Born and raised in Kericho, Kenya in 1961, Chelenge Van Rampelberg now lives and works at the edge of the Nairobi National Park. Chelenge, regarded as one of Kenya’s first female sculptors, has no academic training in art but came into contact at an early age with the artistic practices of the local indigenous population. She works with a variety of materials: for her sculptures, she uses woods ranging from doum palm, ebony and jacaranda to avocado and sikotoi. The type of wood, and its grain, colour and texture, is of key importance, as elements that anchor Chelenge’s artistic vision in indigenous Kenya.

In this film, Chelenge talks about the influence that her childhood had on her practice.
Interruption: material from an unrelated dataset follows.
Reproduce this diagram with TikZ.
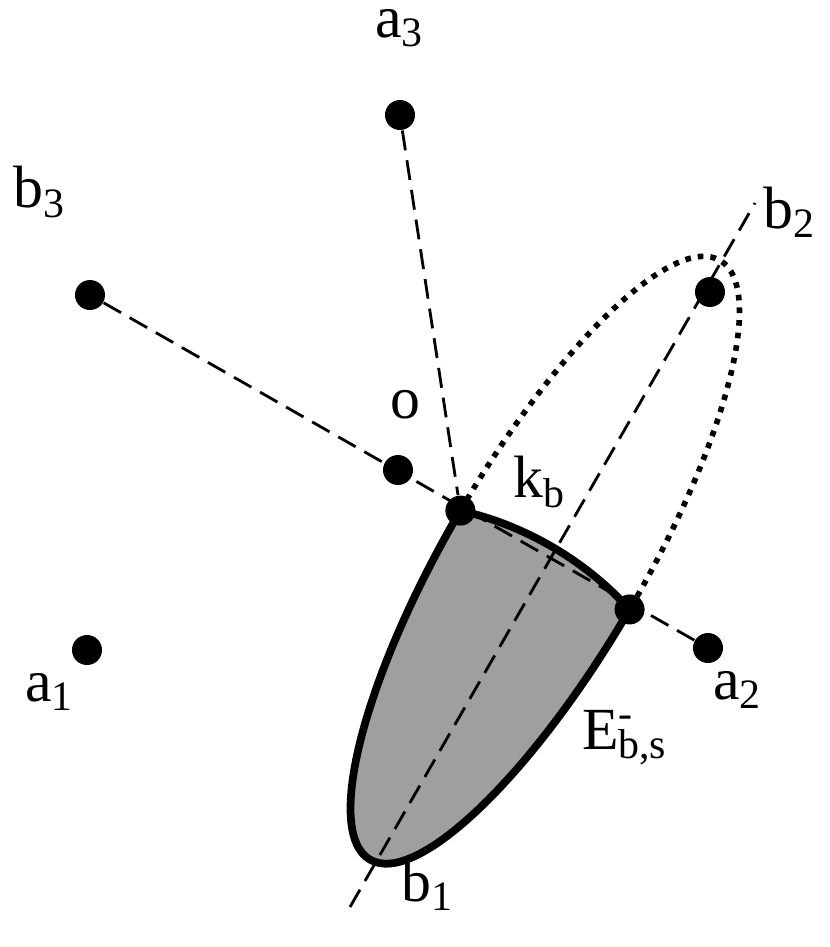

As a curious child, she would often follow the men when they

were building African huts using nails, hammers, saws and machetes which shaped her way of working later on as a sculptor, using the same tools to bring to life her visions. Raised in the Rift Valley, she reminisces on growing up as a tomboy, fetching firewood and water and in the absence of electricity, playing outside with the stars, trying to count them in their multitude, dancing across the sky. As such, her

work as an artist is tied to her memories of her childhood and nostalgia for the way she lived in the village with other children. This affection and longing for her childhood embodies her work with sentimentality, and such nostalgia remains a lodestar for how she tries to live her life today, searching for the bucolic in the quotidian.

As an artist, her practice in her words, is “always about searching. Maybe searching oneself, and I still maybe haven’t found myself.” As a sculptor, Chelenge is occupied with reading her materials, reading wood and rendering it intelligible. She says, “once I have the wood with me, I pick the story, and I use the wood to bring out that story as the writer would write the book” . Artist and writer Zihan Kassam writes: “Chelenge Van Rampelberg grants her wood permission to say what it has to. She considers its natural curvature, the flow of the grain, following its lead and letting it guide her as she carves tall, amorphous figures”.